[Source code of charts]
========

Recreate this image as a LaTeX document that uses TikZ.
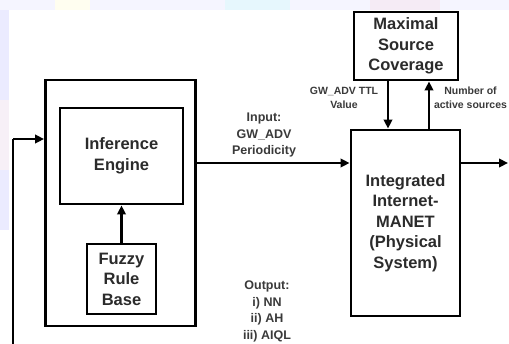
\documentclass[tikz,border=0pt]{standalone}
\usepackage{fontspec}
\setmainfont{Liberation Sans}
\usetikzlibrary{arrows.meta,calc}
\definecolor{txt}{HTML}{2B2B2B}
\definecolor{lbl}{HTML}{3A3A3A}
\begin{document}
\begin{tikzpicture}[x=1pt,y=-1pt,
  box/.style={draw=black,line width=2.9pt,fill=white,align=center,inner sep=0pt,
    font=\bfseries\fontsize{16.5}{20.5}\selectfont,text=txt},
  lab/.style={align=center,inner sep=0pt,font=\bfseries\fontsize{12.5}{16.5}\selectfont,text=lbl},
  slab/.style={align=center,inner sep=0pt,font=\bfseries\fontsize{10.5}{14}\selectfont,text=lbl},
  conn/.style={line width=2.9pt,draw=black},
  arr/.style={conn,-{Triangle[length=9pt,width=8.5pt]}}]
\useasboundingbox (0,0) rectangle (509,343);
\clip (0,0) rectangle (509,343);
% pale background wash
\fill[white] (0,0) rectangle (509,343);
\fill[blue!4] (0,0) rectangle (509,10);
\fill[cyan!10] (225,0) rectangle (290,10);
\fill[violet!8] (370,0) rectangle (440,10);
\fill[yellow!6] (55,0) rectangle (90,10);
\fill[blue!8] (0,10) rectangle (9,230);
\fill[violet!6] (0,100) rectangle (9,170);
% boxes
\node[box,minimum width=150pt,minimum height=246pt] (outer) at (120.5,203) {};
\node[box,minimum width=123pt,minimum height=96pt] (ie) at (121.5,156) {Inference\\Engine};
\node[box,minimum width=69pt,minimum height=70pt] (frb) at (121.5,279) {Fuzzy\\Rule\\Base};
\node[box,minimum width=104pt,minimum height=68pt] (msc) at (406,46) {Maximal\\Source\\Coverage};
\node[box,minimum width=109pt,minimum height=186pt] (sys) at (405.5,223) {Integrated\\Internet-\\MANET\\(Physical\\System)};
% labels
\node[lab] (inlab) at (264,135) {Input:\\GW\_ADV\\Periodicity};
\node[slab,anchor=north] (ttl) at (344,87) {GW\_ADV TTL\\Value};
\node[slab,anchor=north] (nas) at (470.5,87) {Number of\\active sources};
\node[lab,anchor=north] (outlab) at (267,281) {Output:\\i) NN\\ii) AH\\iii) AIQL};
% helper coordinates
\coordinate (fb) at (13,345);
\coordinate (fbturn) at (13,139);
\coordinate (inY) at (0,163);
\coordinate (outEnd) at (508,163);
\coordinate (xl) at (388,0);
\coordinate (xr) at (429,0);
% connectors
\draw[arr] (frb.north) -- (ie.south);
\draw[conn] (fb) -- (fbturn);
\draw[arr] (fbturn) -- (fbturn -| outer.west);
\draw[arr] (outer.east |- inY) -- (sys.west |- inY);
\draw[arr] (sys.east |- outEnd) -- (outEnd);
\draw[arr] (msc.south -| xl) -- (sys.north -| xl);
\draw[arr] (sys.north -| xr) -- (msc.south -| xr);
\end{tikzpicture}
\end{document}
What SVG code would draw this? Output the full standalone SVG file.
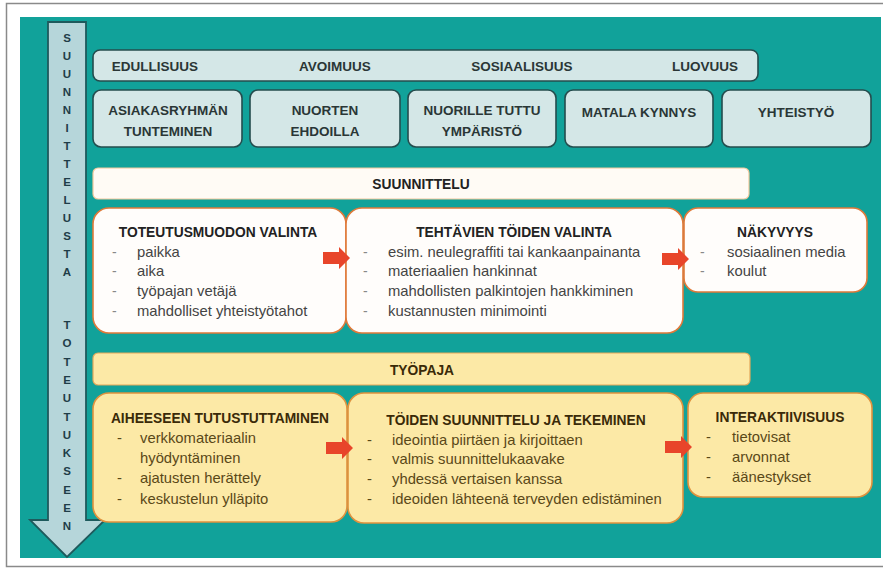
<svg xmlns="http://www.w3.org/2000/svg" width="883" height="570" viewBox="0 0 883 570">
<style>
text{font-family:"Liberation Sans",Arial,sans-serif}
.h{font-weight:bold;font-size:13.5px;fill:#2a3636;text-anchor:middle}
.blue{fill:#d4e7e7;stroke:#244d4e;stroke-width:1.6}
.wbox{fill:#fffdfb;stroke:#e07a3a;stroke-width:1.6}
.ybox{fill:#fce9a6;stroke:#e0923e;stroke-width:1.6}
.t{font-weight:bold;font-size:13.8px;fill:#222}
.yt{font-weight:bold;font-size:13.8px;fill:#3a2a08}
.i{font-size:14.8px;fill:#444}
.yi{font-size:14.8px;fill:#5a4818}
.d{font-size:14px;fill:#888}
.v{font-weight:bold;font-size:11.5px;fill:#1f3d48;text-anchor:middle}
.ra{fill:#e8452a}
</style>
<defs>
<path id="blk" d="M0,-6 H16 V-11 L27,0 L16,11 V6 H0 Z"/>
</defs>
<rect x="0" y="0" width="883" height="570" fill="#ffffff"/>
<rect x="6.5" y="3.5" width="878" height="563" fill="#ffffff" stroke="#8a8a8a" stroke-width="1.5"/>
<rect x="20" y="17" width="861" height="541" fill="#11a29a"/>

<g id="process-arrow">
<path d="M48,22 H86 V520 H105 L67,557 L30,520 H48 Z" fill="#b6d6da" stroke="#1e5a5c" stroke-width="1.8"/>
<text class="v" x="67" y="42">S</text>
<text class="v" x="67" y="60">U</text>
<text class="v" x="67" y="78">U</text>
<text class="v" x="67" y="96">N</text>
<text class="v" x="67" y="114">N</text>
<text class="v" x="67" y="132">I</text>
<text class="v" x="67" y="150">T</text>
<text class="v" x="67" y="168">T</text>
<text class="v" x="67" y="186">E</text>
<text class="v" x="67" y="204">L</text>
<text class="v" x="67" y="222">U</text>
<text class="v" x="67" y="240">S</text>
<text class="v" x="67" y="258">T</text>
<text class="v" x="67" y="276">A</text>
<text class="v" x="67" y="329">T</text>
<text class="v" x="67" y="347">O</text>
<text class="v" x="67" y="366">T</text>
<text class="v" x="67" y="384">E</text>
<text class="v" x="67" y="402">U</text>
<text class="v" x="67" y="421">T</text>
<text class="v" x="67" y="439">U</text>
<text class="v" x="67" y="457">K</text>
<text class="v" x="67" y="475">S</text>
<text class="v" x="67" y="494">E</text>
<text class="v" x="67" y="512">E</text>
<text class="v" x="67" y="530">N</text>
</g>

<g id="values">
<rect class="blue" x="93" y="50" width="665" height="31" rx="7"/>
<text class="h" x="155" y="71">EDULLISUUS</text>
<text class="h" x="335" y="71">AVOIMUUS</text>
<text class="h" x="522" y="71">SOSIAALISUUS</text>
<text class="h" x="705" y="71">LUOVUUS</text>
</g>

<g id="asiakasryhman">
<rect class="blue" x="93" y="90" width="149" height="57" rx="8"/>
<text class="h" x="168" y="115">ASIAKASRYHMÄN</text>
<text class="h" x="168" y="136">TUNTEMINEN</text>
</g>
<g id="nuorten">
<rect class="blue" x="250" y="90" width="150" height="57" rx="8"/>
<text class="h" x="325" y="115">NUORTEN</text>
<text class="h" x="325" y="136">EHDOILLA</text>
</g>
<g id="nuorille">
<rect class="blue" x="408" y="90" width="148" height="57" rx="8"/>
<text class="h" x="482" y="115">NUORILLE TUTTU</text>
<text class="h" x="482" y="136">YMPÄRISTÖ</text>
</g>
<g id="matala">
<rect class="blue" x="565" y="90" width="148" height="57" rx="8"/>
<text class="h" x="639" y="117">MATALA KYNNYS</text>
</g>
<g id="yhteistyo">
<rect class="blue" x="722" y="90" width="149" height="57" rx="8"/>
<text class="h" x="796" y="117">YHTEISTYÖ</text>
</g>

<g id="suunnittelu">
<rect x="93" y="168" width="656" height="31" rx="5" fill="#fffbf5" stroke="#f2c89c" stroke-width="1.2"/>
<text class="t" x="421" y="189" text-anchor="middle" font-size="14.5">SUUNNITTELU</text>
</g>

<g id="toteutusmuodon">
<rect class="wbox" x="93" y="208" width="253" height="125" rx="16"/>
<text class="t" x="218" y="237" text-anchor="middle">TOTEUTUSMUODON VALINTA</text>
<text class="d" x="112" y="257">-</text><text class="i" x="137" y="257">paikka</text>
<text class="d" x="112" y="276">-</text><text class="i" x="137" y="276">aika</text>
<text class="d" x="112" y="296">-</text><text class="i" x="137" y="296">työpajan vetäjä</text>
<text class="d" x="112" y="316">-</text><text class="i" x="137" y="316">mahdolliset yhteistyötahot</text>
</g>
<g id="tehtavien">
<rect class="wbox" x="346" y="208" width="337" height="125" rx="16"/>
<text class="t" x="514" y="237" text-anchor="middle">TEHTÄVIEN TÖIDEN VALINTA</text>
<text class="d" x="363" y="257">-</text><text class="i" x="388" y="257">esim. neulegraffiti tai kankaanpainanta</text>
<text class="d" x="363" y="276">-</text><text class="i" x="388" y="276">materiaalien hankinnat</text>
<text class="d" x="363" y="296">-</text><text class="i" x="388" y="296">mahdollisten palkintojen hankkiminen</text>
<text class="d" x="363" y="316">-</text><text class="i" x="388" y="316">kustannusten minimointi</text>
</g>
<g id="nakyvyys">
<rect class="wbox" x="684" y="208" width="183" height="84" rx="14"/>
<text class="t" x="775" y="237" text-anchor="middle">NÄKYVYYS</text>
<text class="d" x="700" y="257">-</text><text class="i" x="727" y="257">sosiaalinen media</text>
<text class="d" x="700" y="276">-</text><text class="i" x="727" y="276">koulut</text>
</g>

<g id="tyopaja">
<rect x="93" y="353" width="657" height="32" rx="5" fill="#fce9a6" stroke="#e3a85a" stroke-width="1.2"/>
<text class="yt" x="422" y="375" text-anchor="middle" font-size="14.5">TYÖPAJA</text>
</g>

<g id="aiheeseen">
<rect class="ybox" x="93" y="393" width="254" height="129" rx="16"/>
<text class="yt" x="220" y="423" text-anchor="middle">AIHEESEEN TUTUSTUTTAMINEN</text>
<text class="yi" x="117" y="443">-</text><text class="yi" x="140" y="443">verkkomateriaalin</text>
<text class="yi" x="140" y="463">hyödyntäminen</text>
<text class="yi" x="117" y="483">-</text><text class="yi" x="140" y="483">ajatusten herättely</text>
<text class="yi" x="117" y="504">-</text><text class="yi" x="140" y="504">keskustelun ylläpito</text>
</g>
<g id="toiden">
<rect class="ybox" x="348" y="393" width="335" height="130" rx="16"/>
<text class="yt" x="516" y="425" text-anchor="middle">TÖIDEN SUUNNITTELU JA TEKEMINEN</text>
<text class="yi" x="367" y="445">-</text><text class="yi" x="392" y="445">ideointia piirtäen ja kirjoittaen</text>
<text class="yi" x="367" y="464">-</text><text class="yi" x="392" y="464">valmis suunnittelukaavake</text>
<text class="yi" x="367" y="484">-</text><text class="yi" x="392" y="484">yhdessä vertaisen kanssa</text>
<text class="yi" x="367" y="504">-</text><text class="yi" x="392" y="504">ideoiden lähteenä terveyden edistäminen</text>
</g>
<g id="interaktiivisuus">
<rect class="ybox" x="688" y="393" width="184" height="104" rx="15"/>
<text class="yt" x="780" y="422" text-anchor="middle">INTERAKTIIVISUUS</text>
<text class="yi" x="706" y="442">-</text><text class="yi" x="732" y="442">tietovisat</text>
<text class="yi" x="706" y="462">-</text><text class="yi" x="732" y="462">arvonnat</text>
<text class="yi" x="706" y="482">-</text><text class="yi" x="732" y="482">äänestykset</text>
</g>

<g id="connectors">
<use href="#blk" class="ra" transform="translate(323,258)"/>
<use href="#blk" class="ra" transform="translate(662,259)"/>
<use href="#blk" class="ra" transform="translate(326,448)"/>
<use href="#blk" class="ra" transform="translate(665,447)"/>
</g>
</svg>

========

Scan the listing above. Collect all lines with the word "Output".

[IN RESPONSE]
\node[lab,anchor=north] (outlab) at (267,281) {Output:\\i) NN\\ii) AH\\iii) AIQL};
What SVG code would draw this? Output the full standalone SVG file.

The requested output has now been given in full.